We would also expect to see the names of later kings in long-lived settlements
and institutions like Menkaure’s mortuary settlement at Giza.
George Reisner, working in the early 20th century, found the names of 5th and
6th Dynasty pharaohs near a crucial doorway into the inner sanctuary of the upper
temple of the Menkaure Pyramid. This shows the door had been sealed and reopened
through many generations and many kings’ reigns.
We have found thousands of sealing fragments at the Lost City site. Out
of hundreds that are inscribed, many have the legible royal names of Khafre (2520-2494
BC) and Menkaure (2490-2472 BC).
The remaining fragmentary inscriptions can be restored to one or the other
of these kings. We have recognized no other royal names on our sealings.

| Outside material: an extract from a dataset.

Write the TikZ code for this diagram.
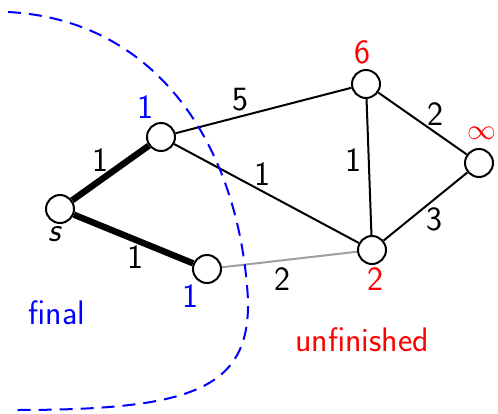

The AERA team recovered more than 300 sealings in the first
weeks of the 2005 field season alone. The inscriptions included:
- 6 Ka-khet, (the Horus name of Menkaure).
- 1 Ka-khet with a possible hem-netjer (priest).
- 5 Wsr-jb (the Horus name of Khafre).
- 2 with the title “royal scribe.”
- 4 Khafre cartouches.
- 3 with a figure of the king.
- 2 more royal scribes.
- 2 khenty (-she?) signs.
Of them, the most unusual sealing was fired, almost like a pot sherd. It measures
about 5 cm x 3.5 cm (2 inches x 1.3 inches) and is inscribed with the name of
Wsr-ib Khafre with the king wearing the red crown and holding a scepter.
Settlement longevity
The Lost City clearly did not last as long as the three-hundred-year
span of Menkaure’s mortuary settlement attached to the front of his Valley Temple. In fact our pyramid-builders settlement
had a relatively short life of two or three generations.
Despite deep deposits and rather complex reuse and rebuilding at our site,
the material we have processed points to an occupation during the middle to
late 4th Dynasty (2551-2472 BC).
During that time, the city was built, modified, and finally dismantled. It
is as though the 4th Dynasty Egyptian state stepped down and left its footprint upon this site and moved
on, revealing patterns of human resource and material organization in the passing.